** Begin Exercise inputs **

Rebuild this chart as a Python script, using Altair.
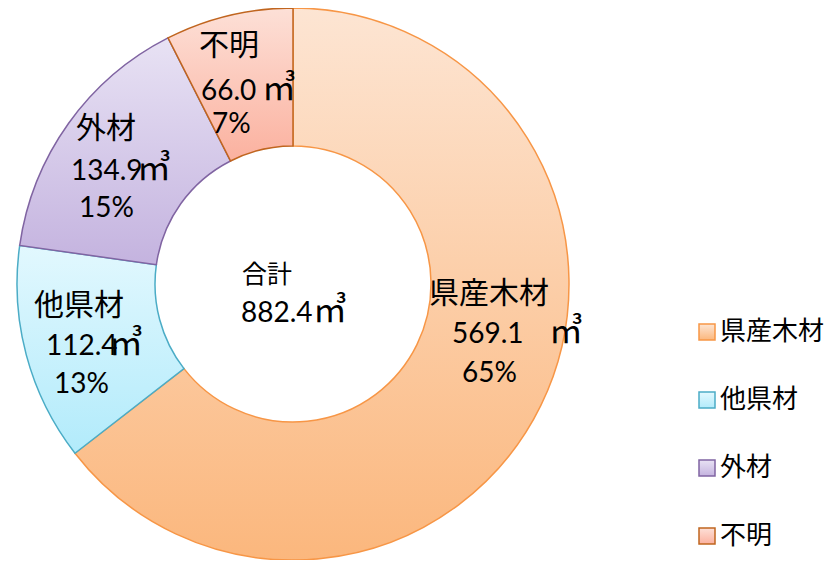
import altair as alt
import pandas as pd

cats = ["県産木材", "他県材", "外材", "不明"]
vols = [569.1, 112.4, 134.9, 66.0]
vol_labels = ["569.1", "112.4", "134.9", "66.0"]
pcts = ["65%", "13%", "15%", "7%"]
total_name = "合計"
total_label = "882.4"
unit = "㎥"

fill_top = ["#fde5d3", "#e2f8fe", "#e8e2f4", "#fde0d7"]
fill_bottom = ["#fbb77d", "#b2ebfb", "#c4b3df", "#fbb19f"]
stroke_cols = ["#f79646", "#4bacc6", "#8064a2", "#c0651f"]

df = pd.DataFrame({
    "cat": cats,
    "vol": vols,
    "vlab": vol_labels,
    "pct": pcts,
    "ord": list(range(len(cats))),
    "unit": [unit] * len(cats),
})


def grad(top, bottom):
    return {"expr": "{gradient:'linear',x1:0,y1:0,x2:0,y2:1,stops:[{offset:0,color:'%s'},{offset:1,color:'%s'}]}" % (top, bottom)}


fill_range = [grad(t, b) for t, b in zip(fill_top, fill_bottom)]

CX, CY = 285, 276
CJK = "Noto Sans CJK JP"
LAT = "Lato"

legend = alt.Legend(
    title=None, orient="none", legendX=686, legendY=311, symbolType="square",
    symbolSize=256, symbolStrokeWidth=1.5, labelFont=CJK, labelFontSize=26,
    labelColor="#000000", rowPadding=42, labelOffset=0, padding=0, labelLimit=300,
)

donut = alt.Chart(df).mark_arc(innerRadius=138, outerRadius=276, strokeWidth=1.5).encode(
    theta=alt.Theta("vol:Q", stack=True),
    order=alt.Order("ord:Q"),
    fill=alt.Fill("cat:N", scale=alt.Scale(domain=cats, range=fill_range), legend=legend),
    stroke=alt.Stroke("cat:N", scale=alt.Scale(domain=cats, range=stroke_cols), legend=legend),
    x=alt.value(CX),
    y=alt.value(CY),
)

# label placement (chart coords): name, number, unit, percent
pos = {
    "不明":   dict(n=(191, 47), v=(193, 92), u=(254, 92), p=(204, 125)),
    "外材":   dict(n=(68, 130), v=(63, 172), u=(129, 172), p=(71, 209)),
    "他県材": dict(n=(26, 307), v=(38, 347), u=(101, 347), p=(46, 385)),
    "県産木材": dict(n=(421, 295), v=(444, 335), u=(541, 335), p=(454, 374)),
}

layers = [donut]
for c in cats:
    p = pos[c]
    base = alt.Chart(df).transform_filter(alt.datum.cat == c)
    layers.append(base.mark_text(align="left", baseline="alphabetic", font=CJK, fontSize=30,
                                 color="#000000", x=p["n"][0], y=p["n"][1]).encode(text="cat:N"))
    layers.append(base.mark_text(align="left", baseline="alphabetic", font=LAT, fontSize=28,
                                 color="#000000", x=p["v"][0], y=p["v"][1]).encode(text="vlab:N"))
    layers.append(base.mark_text(align="left", baseline="alphabetic", font=CJK, fontSize=34,
                                 color="#000000", x=p["u"][0], y=p["u"][1]).encode(text="unit:N"))
    layers.append(base.mark_text(align="left", baseline="alphabetic", font=LAT, fontSize=28,
                                 color="#000000", x=p["p"][0], y=p["p"][1]).encode(text="pct:N"))

tot = pd.DataFrame({"name": [total_name], "val": [total_label], "unit": [unit]})
layers.append(alt.Chart(tot).mark_text(align="left", baseline="alphabetic", font=CJK, fontSize=25,
                                       color="#000000", x=234, y=275).encode(text="name:N"))
layers.append(alt.Chart(tot).mark_text(align="left", baseline="alphabetic", font=LAT, fontSize=28,
                                       color="#000000", x=233, y=314).encode(text="val:N"))
layers.append(alt.Chart(tot).mark_text(align="left", baseline="alphabetic", font=CJK, fontSize=34,
                                       color="#000000", x=305, y=314).encode(text="unit:N"))

chart = alt.layer(*layers).properties(
    width=818, height=552, padding=0, autosize=alt.AutoSizeParams(type="none")
).configure_view(stroke=None)

chart.save("out.html", embed_options={"renderer": "svg", "actions": False})
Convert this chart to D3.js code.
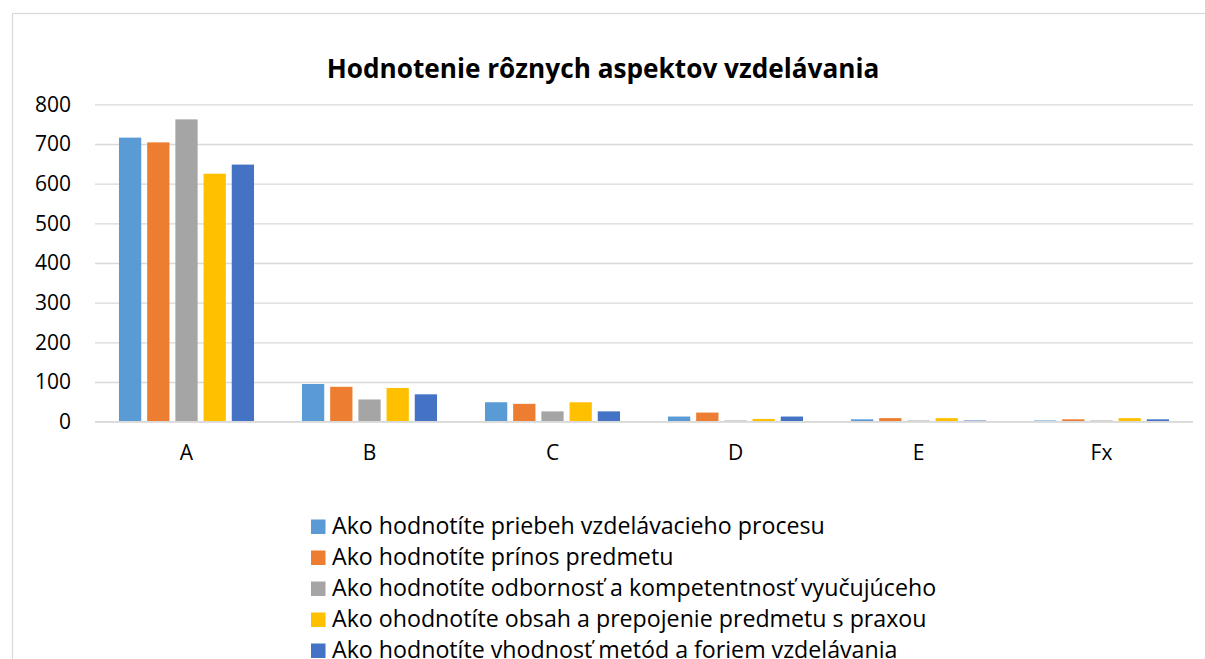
<!DOCTYPE html>
<html>
<head>
<meta charset="utf-8">
<script src="https://cdn.jsdelivr.net/npm/d3@7"></script>
<style>
  html, body { margin: 0; padding: 0; background: #fff; overflow: hidden; }
  svg text { font-family: "Open Sans", Lato, sans-serif; }
</style>
</head>
<body>
<svg id="chart" width="1205" height="659"></svg>
<script>
// Hodnotenie rôznych aspektov vzdelávania - grouped bar chart

const categories = ["A", "B", "C", "D", "E", "Fx"];
const seriesNames = [
  "Ako hodnotíte priebeh vzdelávacieho procesu",
  "Ako hodnotíte prínos predmetu",
  "Ako hodnotíte odbornosť a kompetentnosť vyučujúceho",
  "Ako ohodnotíte obsah a prepojenie predmetu s praxou",
  "Ako hodnotíte vhodnosť metód a foriem vzdelávania"
];
const seriesColors = ["#5B9BD5", "#ED7D31", "#A5A5A5", "#FFC000", "#4472C4"];

// one array per series, in category order
const priebeh   = [716, 95, 49, 13, 6, 3];
const prinos    = [704, 88, 45, 23, 9, 6];
const odbornost = [762, 56, 26, 3, 3, 3];
const obsah     = [625, 85, 49, 7, 9, 9];
const metody    = [648, 69, 26, 13, 3, 6];
const seriesValues = [priebeh, prinos, odbornost, obsah, metody];

const yTicks = [0, 100, 200, 300, 400, 500, 600, 700, 800];
const title = "Hodnotenie rôznych aspektov vzdelávania";

const svg = d3.select("#chart");
const W = 1205, H = 659;
const plot = { left: 95, right: 1193, top: 104.3, bottom: 421.7 };

svg.append("rect").attr("width", W).attr("height", H).attr("fill", "#fff");

// chart area border (runs off the right and bottom edges)
svg.append("rect")
  .attr("x", 12.5).attr("y", 13.5)
  .attr("width", 1300).attr("height", 800)
  .attr("fill", "#fff")
  .attr("stroke", "#d9d9d9")
  .attr("stroke-width", 1.2);

// shrink/grow a text's font so it spans the width seen in the original
function fitWidth(sel, target) {
  sel.each(function () {
    const w = this.getComputedTextLength();
    const fs = parseFloat(d3.select(this).attr("font-size"));
    d3.select(this).attr("font-size", (fs * target / w).toFixed(2));
  });
}

// --- Scales ---
const x = d3.scaleBand()
  .domain(categories)
  .range([plot.left, plot.right])
  .paddingInner(0.262)
  .paddingOuter(0.131);

const x1 = d3.scaleBand()
  .domain(d3.range(seriesNames.length))
  .range([0, x.bandwidth()])
  .paddingInner(0.21);

const y = d3.scaleLinear()
  .domain([0, 800])
  .range([plot.bottom, plot.top]);

// --- Gridlines ---
svg.append("g")
  .attr("transform", `translate(${plot.left},0)`)
  .call(d3.axisLeft(y).tickValues(yTicks).tickSize(-(plot.right - plot.left)).tickFormat(""))
  .call(g => g.select(".domain").remove())
  .call(g => g.selectAll("line").attr("stroke", "#d9d9d9").attr("stroke-width", 1.3));

// y tick labels
svg.append("g")
  .attr("transform", `translate(${plot.left},0)`)
  .call(d3.axisLeft(y).tickValues(yTicks).tickSize(0).tickPadding(24))
  .call(g => g.select(".domain").remove())
  .call(g => g.selectAll("text")
    .attr("font-size", 21)
    .attr("fill", "#000")
    .style("font-family", "'Open Sans', sans-serif"));

// --- Bars ---
const groups = svg.append("g").selectAll("g")
  .data(categories)
  .join("g")
  .attr("transform", d => `translate(${x(d)},0)`);

groups.selectAll("rect")
  .data((c, ci) => seriesValues.map((vals, si) => ({ si, v: vals[ci] })))
  .join("rect")
  .attr("x", d => x1(d.si))
  .attr("width", x1.bandwidth())
  .attr("y", d => y(d.v))
  .attr("height", d => y(0) - y(d.v))
  .attr("fill", d => seriesColors[d.si]);

// baseline on top of the bars
svg.append("line")
  .attr("x1", plot.left).attr("x2", plot.right)
  .attr("y1", y(0)).attr("y2", y(0))
  .attr("stroke", "#d9d9d9")
  .attr("stroke-width", 1.5);

// category labels
svg.append("g")
  .attr("transform", `translate(0,${plot.bottom})`)
  .call(d3.axisBottom(x).tickSize(0).tickPadding(23))
  .call(g => g.select(".domain").remove())
  .call(g => g.selectAll("text")
    .attr("font-size", 21)
    .attr("fill", "#000")
    .style("font-family", "'Open Sans', sans-serif"));

// --- Title ---
svg.append("text")
  .attr("x", 603)
  .attr("y", 78)
  .attr("text-anchor", "middle")
  .attr("font-size", 22)
  .attr("font-weight", "bold")
  .attr("fill", "#000")
  .text(title)
  .call(fitWidth, 553);

// --- Legend ---
const legend = svg.append("g").attr("transform", "translate(311,519.5)");
const rows = legend.selectAll("g")
  .data(seriesNames)
  .join("g")
  .attr("transform", (d, i) => `translate(0,${i * 31})`);

rows.append("rect")
  .attr("width", 14.5).attr("height", 14.5)
  .attr("fill", (d, i) => seriesColors[i]);

const legendText = rows.append("text")
  .attr("x", 21)
  .attr("y", 14.5)
  .attr("font-size", 20)
  .attr("fill", "#000")
  .text(d => d);

// size legend font from the first entry so all rows share one size
const first = legendText.filter((d, i) => i === 0);
fitWidth(first, 493);
legendText.attr("font-size", first.attr("font-size"));
</script>
</body>
</html>
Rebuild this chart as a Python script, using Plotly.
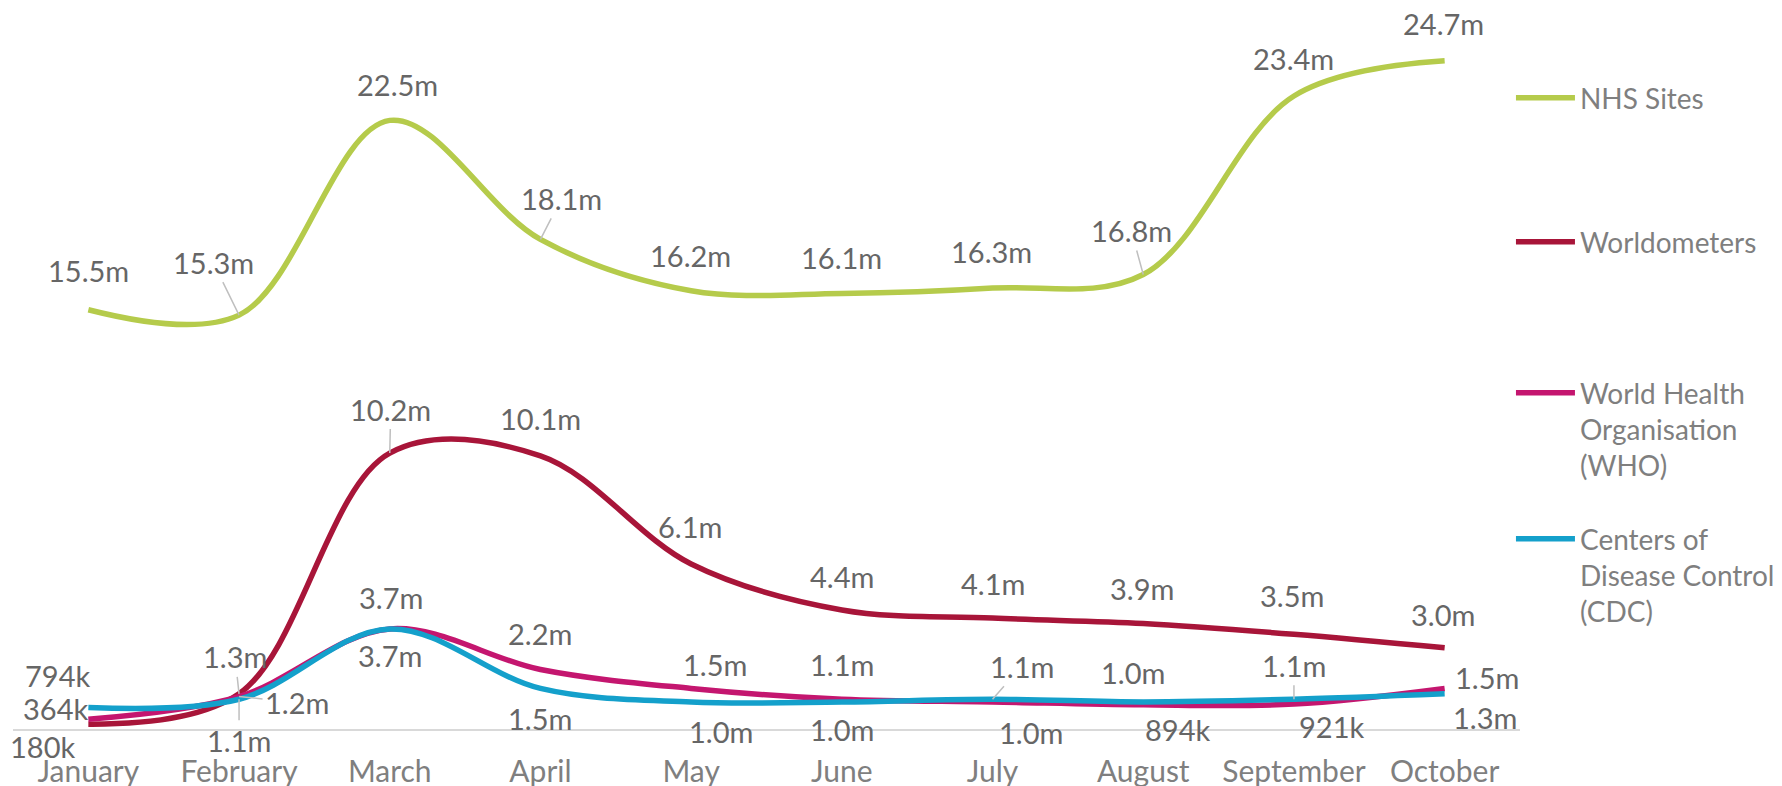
import plotly.graph_objects as go

months = ["January", "February", "March", "April", "May", "June",
          "July", "August", "September", "October"]

# values in millions
nhs_sites = [15.5, 15.3, 22.5, 18.1, 16.2, 16.1, 16.3, 16.8, 23.4, 24.7]
worldometers = [0.180, 1.3, 10.2, 10.1, 6.1, 4.4, 4.1, 3.9, 3.5, 3.0]
who = [0.364, 1.2, 3.7, 2.2, 1.5, 1.1, 1.0, 0.894, 0.921, 1.5]
cdc = [0.794, 1.1, 3.7, 1.5, 1.0, 1.0, 1.1, 1.0, 1.1, 1.3]

series_names = ["NHS Sites", "Worldometers",
                "World Health<br>Organisation<br>(WHO)",
                "Centers of<br>Disease Control<br>(CDC)"]
series_values = [nhs_sites, worldometers, who, cdc]
series_colors = ["#B5CB4B", "#A81539", "#C4166F", "#14A0CB"]

# label placement (pixel offsets from point) and leader-line flags -- styling only
label_offsets = [
    [(0, -39), (-26, -53), (8, -36), (21, -41), (-1, -35), (0, -36), (-1, -37), (-12, -44), (0, -38), (-1, -37)],
    [(-46, 22), (-4, -37), (1, -44), (0, -37), (-1, -37), (0, -33), (0, -35), (-1, -35), (-2, -39), (-2, -33)],
    [(-33, -11), (58, 6), (1, -31), (0, -36), (24, -24), (0, -35), (38, 31), (34, 25), (38, 22), (42, -11)],
    [(-31, -32), (0, 41), (0, 27), (0, 30), (30, 30), (0, 28), (29, -33), (-10, -29), (0, -34), (40, 24)],
]
leaders = [
    [0, 1, 0, 1, 0, 0, 0, 1, 0, 0],
    [0, 1, 1, 0, 0, 0, 0, 0, 0, 0],
    [0, 1, 0, 0, 0, 0, 0, 0, 0, 0],
    [0, 1, 0, 0, 0, 0, 1, 0, 1, 0],
]
legend_ys = [0.8776, 0.6773, 0.4166, 0.2135]


def fmt(v):
    if v < 1:
        return f"{round(v * 1000)}k"
    return f"{v:.1f}m"


FONT = "Lato, 'Open Sans', sans-serif"
fig = go.Figure()
legend_ids = ["legend", "legend2", "legend3", "legend4"]
for i, (name, vals, col) in enumerate(zip(series_names, series_values, series_colors)):
    fig.add_trace(go.Scatter(
        x=months, y=vals, name=name, mode="lines",
        line=dict(color=col, width=5.5, shape="spline", smoothing=1.0),
        legend=legend_ids[i], hoverinfo="skip",
    ))

annotations = []
for s, vals in enumerate(series_values):
    for j, v in enumerate(vals):
        dx, dy = label_offsets[s][j]
        annotations.append(dict(
            x=months[j], y=v, xref="x", yref="y", text=fmt(v),
            showarrow=True, ax=dx, ay=dy, axref="pixel", ayref="pixel",
            arrowhead=0, arrowwidth=1.5, standoff=0, borderpad=2,
            arrowcolor="#BFBFBF" if leaders[s][j] else "rgba(0,0,0,0)",
            font=dict(family=FONT, size=29, color="#666666"),
        ))

layout_legends = {}
for i, lid in enumerate(legend_ids):
    layout_legends[lid] = dict(
        x=0.994, y=legend_ys[i], xanchor="left", yanchor="middle",
        valign="top", bgcolor="rgba(0,0,0,0)", itemwidth=59,
        font=dict(family=FONT, size=28, color="#7F7F7F"),
    )

fig.update_layout(
    width=1782, height=786,
    margin=dict(l=13, r=262, t=10, b=57, autoexpand=False),
    paper_bgcolor="white", plot_bgcolor="white",
    showlegend=True,
    annotations=annotations,
    xaxis=dict(
        type="category", range=[-0.5, 9.5], showgrid=False, zeroline=False,
        showline=True, linecolor="#D9D9D9", linewidth=2, ticks="",
        ticklabelstandoff=15, automargin=False,
        tickfont=dict(family=FONT, size=30, color="#7F7F7F"),
    ),
    yaxis=dict(range=[0, 26.58], visible=False, showgrid=False, zeroline=False,
               automargin=False),
    **layout_legends,
)
fig.update_xaxes(fixedrange=True)

fig.write_html("out.html")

** End Exercise inputs **

→ **Challenge**: Write out the lines from the start of the material to the line with "import pandas as pd", inclusive and exactly. Skip the pictures.

→ **Response below**:
Rebuild this chart as a Python script, using Altair.
import altair as alt
import pandas as pd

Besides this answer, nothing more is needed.